China's age of exploration began to come to a close, however, when Zheng He died in 1433 during a stopover in the once great Indian port city of Calicut. The fleet returned to China and was soon disbanded. Zheng He himself suffered an ignoble end. Normally, significant eunuchs were reunited at death with their genitals, which were kept in sealed jars. That way the body could move on intact to the afterlife. Zheng He had no such luck.
For a taste of Eternal China, take a look at the Jinghai Temple today. Despite generations of official atheism and the wholesale destruction of temples and feudal beliefs, two dozen elderly women in floppy blouses and polyester pants cheerfully descend on the holy site, praying to Tianfei and the East Sea Dragon God. They shake their clasped hands in passionate devotion, bow their heads low before the celestial statues and burn copious quantities of incense. They pray that the sea won't turn on them, that their fishermen husbands won't be drowned, that their houses won't be wrecked by typhoons, that their lives will simply turn out well. "I've got four kids, and three are in college," says Xu Fenshan, a thickly built 68-year-old matron, offering evidence that her faith has earned rewards.

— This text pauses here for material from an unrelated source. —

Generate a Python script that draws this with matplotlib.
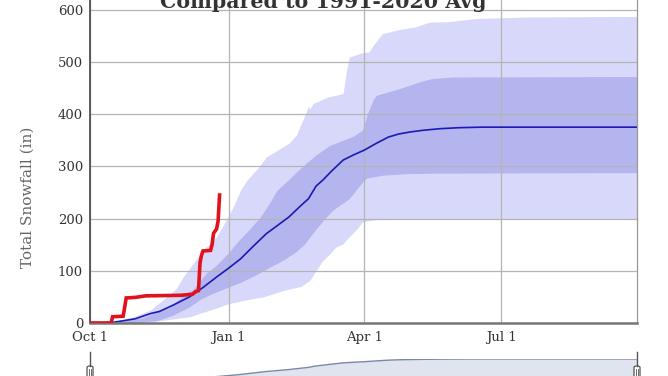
import matplotlib
matplotlib.use("Agg")
import matplotlib.pyplot as plt
from matplotlib.lines import Line2D
from matplotlib.patches import FancyBboxPatch
import numpy as np

# days since Oct 1
mean_days = [0, 15, 30, 40, 46, 55, 66, 75, 84, 92, 100, 108, 117, 125, 132, 140, 145, 150,
             155, 160, 168, 175, 182, 190, 198, 205, 213, 221, 232, 245, 260, 365]
mean_vals = [0, 1, 8, 18, 22, 34, 50, 68, 88, 105, 123, 146, 171, 188, 203, 225, 238, 262,
             275, 290, 312, 322, 331, 344, 356, 362, 366, 369, 372, 374, 375, 375]

dark_hi_days = [0, 20, 35, 45, 53, 60, 64, 68, 77, 84, 92, 99, 106, 113, 119, 124, 132, 138,
                143, 150, 159, 168, 175, 181, 184, 188, 190, 201, 212, 220, 227, 240, 365]
dark_hi_vals = [0, 3, 10, 22, 30, 48, 58, 63, 95, 111, 135, 159, 180, 203, 229, 254, 275, 292,
                305, 322, 340, 350, 358, 370, 400, 428, 436, 445, 455, 463, 468, 471, 472]

dark_lo_days = [0, 30, 45, 55, 66, 73, 80, 92, 100, 112, 120, 128, 136, 142, 146, 150, 155,
                161, 167, 172, 178, 183, 194, 210, 230, 365]
dark_lo_vals = [0, 1, 5, 15, 31, 45, 55, 69, 78, 95, 108, 120, 135, 150, 165, 180, 197,
                216, 228, 238, 260, 277, 283, 286, 287, 288]

light_hi_days = [0, 7, 20, 29, 40, 51, 57, 62, 70, 77, 84, 90, 95, 100, 104, 112, 117, 125,
                 132, 137, 143, 145, 146, 148, 158, 165, 168, 170, 172, 180, 185, 188, 194,
                 205, 216, 225, 238, 256, 290, 365]
light_hi_vals = [0, 2, 6, 12, 25, 50, 65, 89, 120, 145, 165, 195, 222, 255, 273, 299, 318, 332,
                 344, 360, 401, 415, 410, 420, 433, 437, 440, 480, 509, 517, 519, 532, 554,
                 562, 567, 576, 577, 583, 586, 587]

light_lo_days = [0, 40, 66, 80, 92, 105, 115, 128, 140, 146, 150, 154, 159, 163, 168, 172,
                 177, 181, 190, 205, 365]
light_lo_vals = [0, 2, 12, 25, 37, 45, 50, 62, 70, 82, 100, 118, 132, 145, 152, 165,
                 180, 194, 198, 200, 200]

season_days = [0, 14, 15, 22, 23, 24, 30, 37, 60, 68, 70, 72, 73, 74, 75, 80, 81, 82, 84, 85, 86]
season_vals = [0, 0, 12, 13, 30, 48, 49, 52, 53, 55, 60, 62, 115, 130, 138, 139, 150, 172, 180, 195, 245]

tick_days = [0, 92, 182, 273]
tick_labels = ["Oct 1", "Jan 1", "Apr 1", "Jul 1"]
y_ticks = [0, 100, 200, 300, 400, 500, 600]

W, H = 668, 376


def fx(px):
    return px / W


def fy(py):
    return 1 - py / H


plt.rcParams['font.family'] = ['DejaVu Serif']

fig = plt.figure(figsize=(6.68, 3.76), dpi=100)
ax = fig.add_axes([fx(90), fy(323), fx(547), 326.4 / H])

grid_x = np.arange(0, 366)


def band(d1, v1, d2, v2, color):
    lo = np.interp(grid_x, d1, v1)
    hi = np.interp(grid_x, d2, v2)
    ax.fill_between(grid_x, lo, hi, color=color, lw=0, zorder=0.2)


band(light_lo_days, light_lo_vals, light_hi_days, light_hi_vals, '#d8d8fb')
band(dark_lo_days, dark_lo_vals, dark_hi_days, dark_hi_vals, '#b4b4ee')

ax.plot(mean_days, mean_vals, color='#1a1ab4', lw=1.2, zorder=2)
ax.plot(season_days, season_vals, color='#e0121c', lw=2.6, zorder=3,
        solid_joinstyle='miter')

ax.set_xlim(0, 363)
ax.set_ylim(0, 625)
ax.set_xticks(tick_days)
ax.set_xticklabels(tick_labels)
ax.set_yticks(y_ticks)
ax.set_axisbelow(True)
ax.grid(True, color='#b4b4b4', lw=0.9)
ax.tick_params(length=0, labelsize=9.5, colors='#333333')
ax.tick_params(axis='x', pad=6)
ax.tick_params(axis='y', pad=5)
ax.spines['left'].set_color('#444444')
ax.spines['left'].set_linewidth(1.2)
ax.spines['bottom'].set_color('#777777')
ax.spines['bottom'].set_linewidth(1.8)
ax.spines['right'].set_color('#999999')
ax.spines['right'].set_linewidth(0.9)
ax.spines['top'].set_visible(False)
ax.set_ylabel("Total Snowfall (in)", fontsize=11, color='#666666')
ax.yaxis.set_label_coords((35 - 90) / 547, (323 - 197) / 326.4)

fig.text(fx(323), fy(8), "Compared to 1991-2020 Avg", ha='center', va='baseline',
         fontsize=14.8, fontweight='bold', color='#333333')

# navigator strip
nav = fig.add_axes([fx(90), fy(382), fx(547), 23 / H])
nav.fill_between(mean_days, 0, mean_vals, color='#dfe4ee', lw=0)
nav.plot(mean_days, mean_vals, color='#7c87a6', lw=1.0)
nav.set_xlim(0, 363)
nav.set_ylim(0, 375)
nav.axis('off')

for hx in (90, 637):
    fig.add_artist(Line2D([fx(hx), fx(hx)], [fy(352), fy(366)], color='#555555', lw=1.0))
    fig.add_artist(FancyBboxPatch((fx(hx - 3), fy(380)), fx(6), 14 / H,
                                  boxstyle='round,pad=0,rounding_size=0.004',
                                  facecolor='white', edgecolor='#555555', lw=0.9))
    for dx in (-1, 1):
        fig.add_artist(Line2D([fx(hx + dx), fx(hx + dx)], [fy(369), fy(376)],
                              color='#555555', lw=0.6))

fig.savefig('out.png', dpi=100)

There is no Zheng He parallel in today's China. But perhaps that's a positive sign. Instead of one imperial hero, thousands of ordinary people are doing their part to open the nation to the world. Back in Shanghai, the 2,000 workers on Lansheng's assembly line overseen by manager Gong are molding, stitching and boxing the thousands of shoes, which will then be loaded into the 12-m containers that accumulate at Shanghai's Waigaoqiao port. There, the big shipping lines American President, Mitsui OSK, Mediterranean Shipping stack them up and move them out to the world. "China's door is open," says Gong. "It's impossible to close."
As for the ports that launched Zheng He's fleets, they are long gone, destroyed by five centuries of tumult and neglect. But there are still treasure boats of a sort that ply the Liu Creek, where the armada once assembled. Fan Ping owns one of them, the Sutai Yuyou 503, a small steel ship that doubles as her family's home. It's just 10 m long; the engine a mere 20 h.p. But the 49-year-old matriarch uses the modest craft to ply the waterways for riches. She finds oil spills, sucks them up with a powerful hose and resells the fuel. Cruising along the Liu Creek, looking for bounty, we stand together on the cramped deck, imagining what it was like in Zheng He's day. "I guess I have a bit of the same spirit," says Fan. The banks that once were filled with cheering throngs are now lined instead with tall cedars. Just ahead, the Yangtze River seems as wide as an ocean. The winds pushing toward the coast seem to be saying, "China is back."